Retype, exactly as they stand, the lines from the start of the data to the line that contains "import pandas as pd", both ends included. Leave the pictures out.

Material ->
============

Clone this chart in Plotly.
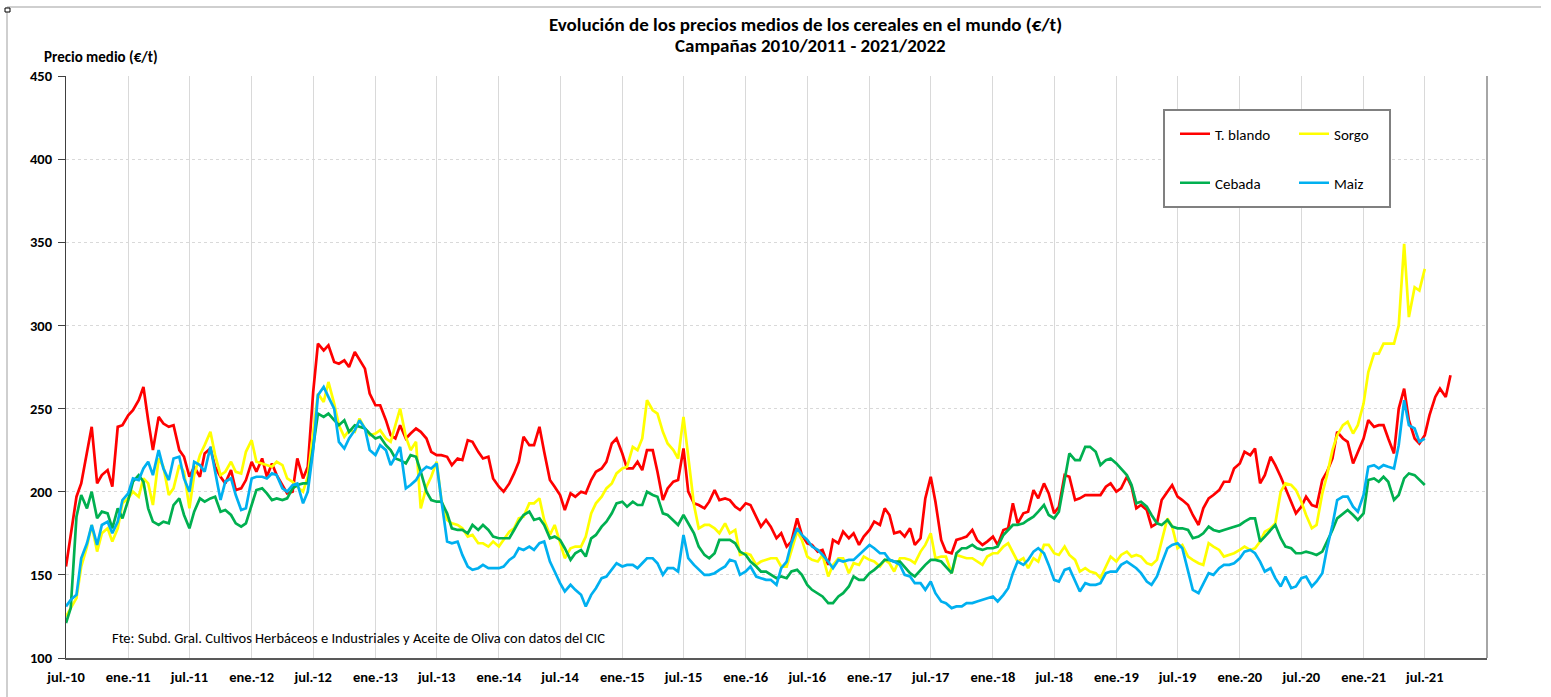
import plotly.graph_objects as go
import pandas as pd

# ---- data (semi-monthly readings, starting 1 Jul 2010) ----
t_blando = [155,173,197,205,223,239,205,210,213,203,239,240,246,249,255,263,243,225,245,241,
            239,240,225,221,209,215,209,223,226,215,209,205,213,201,202,207,218,
            212,220,209,217,210,204,199,200,220,208,215,260,289,285,288,278,277,279,275,284,
            279,274,259,252,252,243,234,232,240,232,235,238,236,232,224,222,
            222,221,216,220,219,231,230,224,220,221,208,203,200,205,211,218,233,228,228,239,
            224,207,203,198,189,199,197,200,199,207,212,214,218,229,232,223,
            214,214,218,213,225,225,212,195,202,206,207,226,200,193,192,190,194,201,195,196,
            195,191,189,193,192,185,179,183,179,172,175,167,170,184,174,169,
            168,164,165,156,171,169,176,172,175,168,173,177,182,180,190,186,175,176,173,178,
            168,172,196,209,194,171,164,163,171,172,173,177,171,168,170,173,
            168,177,178,193,181,187,188,201,196,205,199,187,191,210,209,195,196,198,198,198,
            198,203,205,200,202,209,203,190,192,189,179,181,195,200,204,197,
            195,192,186,180,190,196,198,201,206,206,214,217,224,222,226,205,210,221,216,209,
            202,193,187,191,197,192,191,207,212,220,236,232,230,217,224,232,
            243,239,240,240,232,223,250,262,243,232,229,234,246,257,262,257,270]

sorgo = [125,130,136,155,167,180,164,175,178,170,178,193,196,200,197,208,205,192,220,215,
         198,202,216,212,190,210,222,228,236,222,210,212,218,212,211,224,231,
         218,217,216,215,218,216,208,206,203,200,209,235,259,254,266,253,240,233,237,236,
         244,238,234,235,237,232,230,240,250,233,225,230,190,203,209,218,
         195,183,181,180,178,173,174,169,169,167,170,167,171,176,178,184,185,193,193,196,
         183,174,180,169,160,166,167,167,173,187,193,197,202,205,211,214,
         215,227,225,232,255,249,247,236,229,225,220,245,220,192,178,180,180,178,175,181,
         175,177,162,163,162,156,158,159,160,160,155,155,165,176,171,161,
         159,158,162,149,156,160,160,151,157,156,161,159,158,155,159,157,152,160,160,159,
         157,164,168,175,160,161,161,151,162,161,160,160,158,156,161,163,
         163,167,169,163,158,160,154,160,158,168,168,163,162,167,162,159,152,154,152,151,
         148,155,161,158,162,164,161,162,161,157,156,159,171,184,179,166,
         168,161,159,157,156,169,167,165,161,162,163,165,167,165,166,170,176,178,181,200,
         205,204,201,194,186,178,180,199,210,225,234,240,242,235,240,253,
         272,283,283,289,289,289,300,349,305,323,321,334]

cebada = [121,130,185,198,190,200,184,188,187,178,190,184,195,206,210,206,190,182,180,182,
          181,192,196,186,178,188,196,194,196,197,188,189,186,181,179,181,192,
          201,202,199,195,196,195,196,202,204,205,205,227,247,245,247,243,240,243,236,240,
          239,238,235,232,233,228,225,220,219,217,222,221,212,200,195,194,
          194,187,178,177,177,175,180,177,180,177,173,172,172,172,177,182,186,188,183,184,
          180,172,173,171,166,159,163,165,161,172,174,179,182,187,193,194,
          191,194,192,192,200,198,197,187,186,183,180,186,181,175,167,162,160,163,171,171,
          171,169,164,162,158,155,152,152,150,148,149,148,152,153,150,144,
          141,139,137,133,133,137,139,143,149,147,147,151,153,156,159,159,158,158,155,151,
          149,153,156,159,159,158,155,151,163,166,166,168,166,165,166,166,
          167,174,177,180,180,181,183,185,188,192,186,184,188,208,223,219,219,227,227,224,
          216,219,220,217,214,210,204,193,194,191,186,181,180,183,179,178,
          178,177,172,173,175,179,177,176,177,178,179,180,182,184,184,170,173,177,180,172,
          167,166,163,163,164,163,162,164,170,177,184,187,189,186,183,187,
          207,208,206,209,206,195,198,208,211,210,207,204]

maiz = [131,135,138,160,169,180,168,180,182,175,182,195,199,208,207,214,218,210,225,214,
        207,220,221,208,200,218,216,212,227,213,195,206,208,198,189,190,208,
        209,209,208,211,210,202,200,204,205,193,200,225,258,263,257,250,230,226,232,237,
        243,238,225,222,228,225,216,221,227,202,204,207,212,215,214,217,
        195,170,169,170,162,155,153,154,156,154,154,154,155,159,161,166,165,167,165,169,
        170,158,152,145,140,144,141,138,131,138,142,148,149,153,157,155,
        156,156,154,157,160,160,157,150,154,154,152,174,160,156,153,150,150,151,153,155,
        159,158,150,152,155,149,148,147,147,144,154,158,169,178,174,171,
        167,165,162,158,154,159,158,159,159,162,165,168,166,163,163,159,158,156,150,149,
        145,145,141,146,139,134,133,130,131,131,133,133,134,135,136,137,
        134,138,142,151,158,156,159,164,166,163,156,147,146,153,154,146,140,145,144,144,
        145,151,152,152,156,158,156,154,151,146,144,149,157,166,168,169,
        166,152,141,139,145,151,150,154,156,156,157,160,164,165,163,158,152,154,148,143,
        149,142,143,148,149,143,146,151,166,180,195,197,197,191,188,198,
        215,216,214,216,215,214,228,255,240,238,230,232]

series_names = ["T. blando", "Sorgo", "Cebada", "Maiz"]
series_colors = ["#FF0000", "#FFFF00", "#00B050", "#00B0F0"]

tick_labels = ["jul.-10", "ene.-11", "jul.-11", "ene.-12", "jul.-12", "ene.-13", "jul.-13",
               "ene.-14", "jul.-14", "ene.-15", "jul.-15", "ene.-16", "jul.-16", "ene.-17",
               "jul.-17", "ene.-18", "jul.-18", "ene.-19", "jul.-19", "ene.-20", "jul.-20",
               "ene.-21", "jul.-21"]
tick_dates = pd.date_range("2010-07-01", periods=len(tick_labels), freq="6MS")

fechas = pd.date_range("2010-07-01", periods=len(t_blando), freq="SMS")

FONT = "Carlito, Calibri, Lato, 'Open Sans', sans-serif"

# plot area in pixels
L, R, T, B = 66, 1487, 76, 658
W, H = 1551, 697


def px_x(px):
    return (px - L) / (R - L)


def px_y(py):
    return (B - py) / (B - T)


fig = go.Figure()
for name, vals, col, lg in zip(series_names, [t_blando, sorgo, cebada, maiz], series_colors,
                                ["legend", "legend", "legend2", "legend2"]):
    fig.add_trace(go.Scatter(x=fechas[:len(vals)], y=vals, mode="lines", name=name,
                             line=dict(color=col, width=2.7), legend=lg))

fig.update_layout(
    width=W, height=H,
    margin=dict(l=L, r=W - R, t=T, b=H - B, pad=0),
    paper_bgcolor="white", plot_bgcolor="white",
    font=dict(family=FONT, color="#000000"),
    hovermode=False,
    legend=dict(orientation="h", x=px_x(1175), y=px_y(134), xanchor="left", yanchor="middle",
                font=dict(size=15, family=FONT), entrywidth=74, bgcolor="rgba(0,0,0,0)"),
    legend2=dict(orientation="h", x=px_x(1175), y=px_y(183), xanchor="left", yanchor="middle",
                 font=dict(size=15, family=FONT), entrywidth=74, bgcolor="rgba(0,0,0,0)"),
)

fig.update_xaxes(type="date", range=["2010-07-01", "2022-01-01"],
                 tickvals=tick_dates, ticktext=tick_labels,
                 tickfont=dict(size=14.5, family=FONT, weight="bold", color="#000"),
                 ticks="", ticklabelstandoff=5,
                 showgrid=True, gridcolor="#D9D9D9", gridwidth=1,
                 showline=True, linecolor="#595959", linewidth=1.5, zeroline=False)
fig.update_yaxes(range=[100, 450], dtick=50, tick0=100,
                 tickfont=dict(size=14.5, family=FONT, weight="bold", color="#000"),
                 ticks="outside", ticklen=7, tickcolor="#404040", ticklabelstandoff=3,
                 showgrid=True, gridcolor="#D9D9D9", griddash="dot", gridwidth=1,
                 showline=True, linecolor="#404040", linewidth=1.2, zeroline=False)

# texts
fig.add_annotation(text="<b>Evolución de los precios medios de los cereales en el mundo (€/t)</b>",
                   x=px_x(805), y=px_y(24), xref="paper", yref="paper", showarrow=False,
                   xanchor="center", yanchor="middle", font=dict(size=19, family=FONT))
fig.add_annotation(text="<b>Campañas 2010/2011 - 2021/2022</b>",
                   x=px_x(810), y=px_y(46), xref="paper", yref="paper", showarrow=False,
                   xanchor="center", yanchor="middle", font=dict(size=19, family=FONT))
fig.add_annotation(text="<b>Precio medio (€/t)</b>",
                   x=px_x(42), y=px_y(57), xref="paper", yref="paper", showarrow=False,
                   xanchor="left", yanchor="middle", font=dict(size=15, family=FONT))
fig.add_annotation(text="Fte: Subd. Gral. Cultivos Herbáceos e Industriales y Aceite de Oliva con datos del CIC",
                   x=px_x(110), y=px_y(638), xref="paper", yref="paper", showarrow=False,
                   xanchor="left", yanchor="middle", font=dict(size=14.5, family=FONT))

# legend frame, right border and outer chart frame
fig.add_shape(type="rect", xref="paper", yref="paper",
              x0=px_x(1164), y0=px_y(110), x1=px_x(1390), y1=px_y(207),
              line=dict(color="#808080", width=2), fillcolor="white", layer="above")
fig.add_shape(type="line", xref="paper", yref="paper",
              x0=1, y0=0, x1=1, y1=1, line=dict(color="#A6A6A6", width=2))
fig.add_shape(type="line", xref="paper", yref="paper",
              x0=px_x(7), y0=px_y(7), x1=px_x(1541), y1=px_y(7),
              line=dict(color="#BFBFBF", width=1.5))
fig.add_shape(type="line", xref="paper", yref="paper",
              x0=px_x(7), y0=px_y(7), x1=px_x(7), y1=px_y(697),
              line=dict(color="#BFBFBF", width=1.5))
fig.add_shape(type="rect", xref="paper", yref="paper",
              x0=px_x(5), y0=px_y(8), x1=px_x(10), y1=px_y(12),
              line=dict(color="#000000", width=1), fillcolor="white")

fig.write_html("out.html", config={"displayModeBar": False},
               post_script="document.body.style.margin='0px';document.body.style.overflow='hidden';")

============

Task result ->
Clone this chart in Plotly.
import plotly.graph_objects as go
import pandas as pd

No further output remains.